Orders. They can be very good. Give the child simple, uncomplicated, direct statements. “I don’t want you to go outside the gate.” No long explanations are necessary. Simple “I” orders – Orders using your own self as an expression of your desires “I” want this — I don’t want that, etc., etc., these are enough for the child and are easy to understand,
Food. Give the child less than what he wants so he’ll ask for more. This way, he can ask three, four, ten times for more food – he will be eating as much as he wants, not as much as you want. Always keep a positive approach to food. Don’t push him to eat more than he wants, after all, he’s not eating to please you, and he shouldn’t be made to feel that way. This “ask-for-more” approach satisfies both child and mother. Child feels totally in control of what he wants to eat, and mother is thrilled with his many requests. You are helping him to enjoy food and the whole ritual of mealtime and he’s making you soooo happy!
And there is more. Much, much more. It’s so frustrating because I want to tell you everything now! But that will be the joy of doing this column. As we women learn from Madge, I will pass on our insights to you. And we can grow together. My little nine-month-old is now no longer eating plants and sampling ashes out of the fireplace, thanks to Ms. Gerber.
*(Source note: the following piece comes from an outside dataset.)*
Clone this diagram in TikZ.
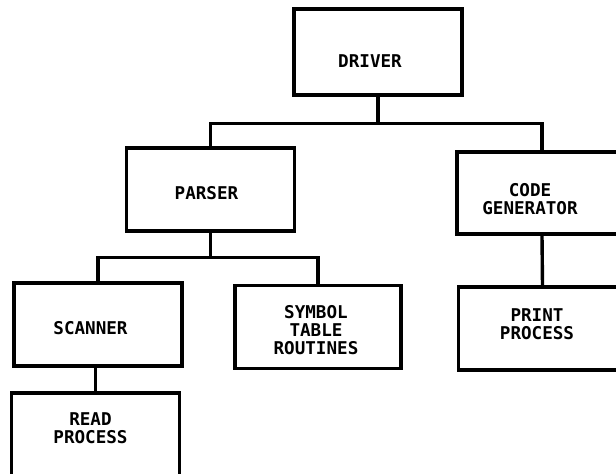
\documentclass[tikz,border=0pt]{standalone}
\usepackage{fontspec}
\newfontfamily\boxfont{DejaVu Sans Mono}
\tikzset{
  % Module box: heavy outline, label placed on its own
  modbox/.style={draw, rectangle, line width=1.7pt, minimum width=84pt,
                 minimum height=41.5pt, inner sep=0pt},
  % Box label: bold mono capitals
  modlbl/.style={align=center, inner sep=0pt,
                 font=\boxfont\bfseries\fontsize{8.8}{9}\selectfont},
  % Tree connector
  treelink/.style={line width=1.7pt}
}
\begin{document}
\begin{tikzpicture}[x=0.5pt, y=-0.5pt]
\clip (0,0) rectangle (616,473);

% Module boxes
\node[modbox, minimum height=43pt] (driver) at (378,52) {};
\node[modbox] (parser) at (210.5,189.5) {};
\node[modbox, minimum width=85pt, minimum height=41pt] (codegen) at (542,193) {};
\node[modbox] (scanner) at (98,324.5) {};
\node[modbox, minimum width=83pt] (symtab) at (318,327) {};
\node[modbox] (print) at (542.5,328.5) {};
\node[modbox] (read) at (95.5,434.5) {};

% Labels
\node[modlbl] (driver-t) at (370,61) {DRIVER};
\node[modlbl] (parser-t) at (206.5,193) {PARSER};
\node[modlbl] (codegen-t) at (530,199) {CODE\\GENERATOR};
\node[modlbl] (scanner-t) at (90.5,328) {SCANNER};
\node[modlbl] (symtab-t) at (316,330) {SYMBOL\\TABLE\\ROUTINES};
\node[modlbl] (print-t) at (537,324) {PRINT\\PROCESS};
\node[modlbl] (read-t) at (90.5,428) {READ\\PROCESS};

% Calling tree
\draw[treelink] (driver.south) -- ++(0,27) coordinate (drv-j);
\draw[treelink] (parser.north) |- (drv-j) -| (codegen.north);
\draw[treelink] (parser.south) -- ++(0,25) coordinate (par-j);
\draw[treelink] (scanner.north) |- (par-j) -| (symtab.north);
\draw[treelink] (codegen.south) -- (print.north);
\draw[treelink] (read.north |- scanner.south) -- (read.north);

\end{tikzpicture}
\end{document}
Right now, he’s in his own gated play area, happily playing within his own territory. We are free from each other for a little while and he only cries out when he’s hungry or tired or his two-and-a-half-year-old brother is throwing blocks at him. But that’s another story.
Write to me. And I’ll act as a mediator between you and Madge. This could be the start of something BIG!
(1) – Note: Magda Gerber’s name was Americanized when she came to the USA. She reclaimed her “real” name Magda a few years after the After Birth articles were published.